Directive
Show all lines from the listing below that contain "matplotlib".

Dataset content
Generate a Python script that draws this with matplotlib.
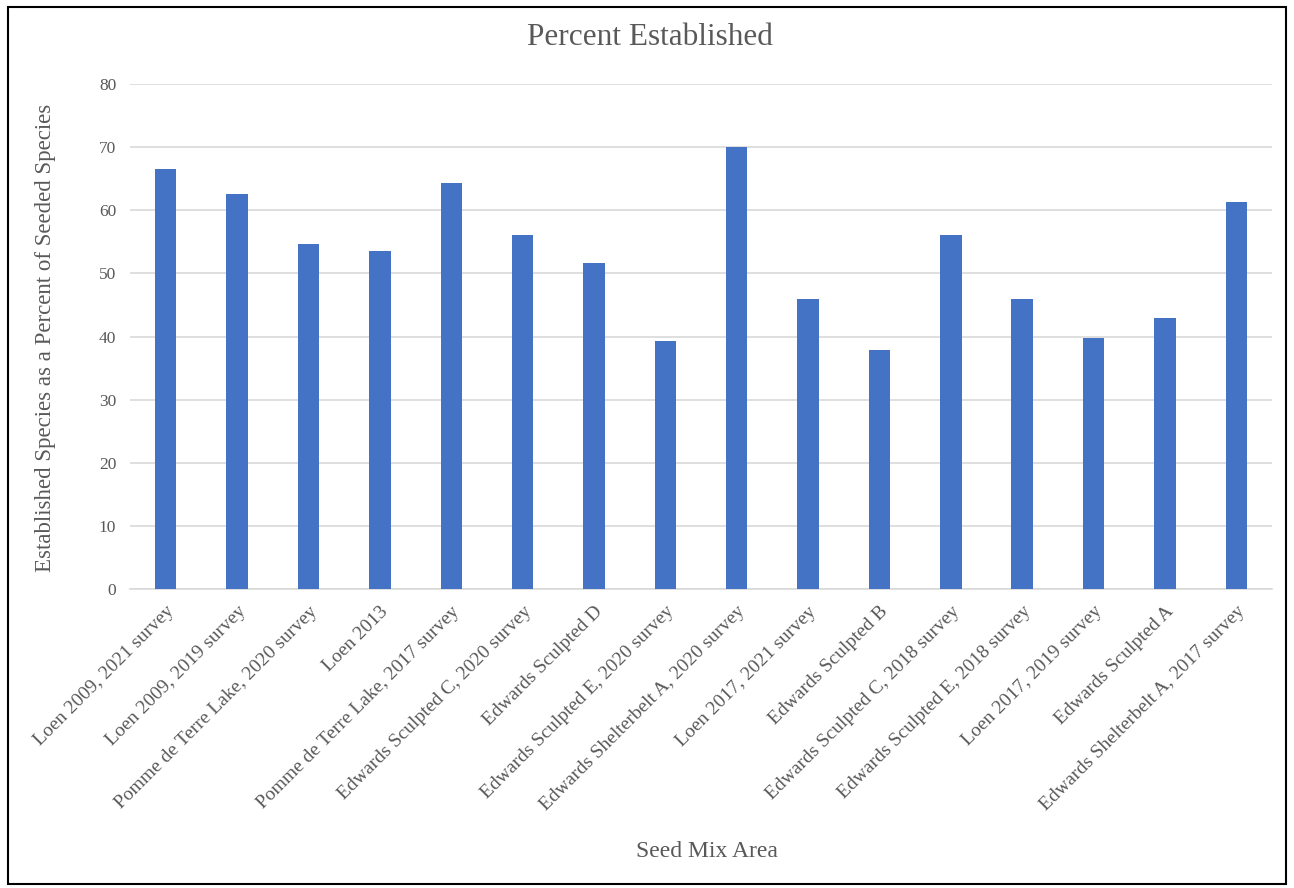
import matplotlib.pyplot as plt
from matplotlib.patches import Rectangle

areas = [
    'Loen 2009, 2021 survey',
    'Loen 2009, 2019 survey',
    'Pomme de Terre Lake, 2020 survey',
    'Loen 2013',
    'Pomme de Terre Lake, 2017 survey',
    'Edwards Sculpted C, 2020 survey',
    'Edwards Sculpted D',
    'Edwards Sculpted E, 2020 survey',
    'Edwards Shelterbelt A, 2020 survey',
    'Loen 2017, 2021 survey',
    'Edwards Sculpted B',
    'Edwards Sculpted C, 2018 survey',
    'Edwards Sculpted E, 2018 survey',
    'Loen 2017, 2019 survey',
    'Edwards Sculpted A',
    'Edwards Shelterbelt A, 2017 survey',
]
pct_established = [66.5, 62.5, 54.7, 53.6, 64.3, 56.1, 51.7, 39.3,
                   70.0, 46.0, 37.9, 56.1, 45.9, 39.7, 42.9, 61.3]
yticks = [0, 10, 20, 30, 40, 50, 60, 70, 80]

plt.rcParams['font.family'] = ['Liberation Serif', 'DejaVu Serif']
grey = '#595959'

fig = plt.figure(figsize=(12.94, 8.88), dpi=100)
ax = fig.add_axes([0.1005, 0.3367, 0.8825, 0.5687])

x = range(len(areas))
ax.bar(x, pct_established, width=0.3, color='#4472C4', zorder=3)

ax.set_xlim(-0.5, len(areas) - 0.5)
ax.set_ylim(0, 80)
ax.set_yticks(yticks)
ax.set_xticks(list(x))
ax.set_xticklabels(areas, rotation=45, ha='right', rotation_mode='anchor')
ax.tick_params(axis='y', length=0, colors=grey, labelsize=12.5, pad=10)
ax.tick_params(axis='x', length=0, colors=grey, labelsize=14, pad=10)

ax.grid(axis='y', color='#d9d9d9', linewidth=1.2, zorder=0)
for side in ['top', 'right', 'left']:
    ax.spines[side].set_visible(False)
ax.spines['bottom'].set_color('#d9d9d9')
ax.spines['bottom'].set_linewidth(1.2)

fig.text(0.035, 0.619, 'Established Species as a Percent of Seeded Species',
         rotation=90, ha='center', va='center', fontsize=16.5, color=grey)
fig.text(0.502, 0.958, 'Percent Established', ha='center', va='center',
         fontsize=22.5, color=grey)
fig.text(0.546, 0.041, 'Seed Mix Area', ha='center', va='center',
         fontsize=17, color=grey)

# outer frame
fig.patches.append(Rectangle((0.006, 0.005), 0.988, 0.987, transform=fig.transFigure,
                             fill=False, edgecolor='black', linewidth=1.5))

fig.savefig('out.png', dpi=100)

Answer for the task
Generate a Python script that draws this with matplotlib.
import matplotlib.pyplot as plt
from matplotlib.patches import Rectangle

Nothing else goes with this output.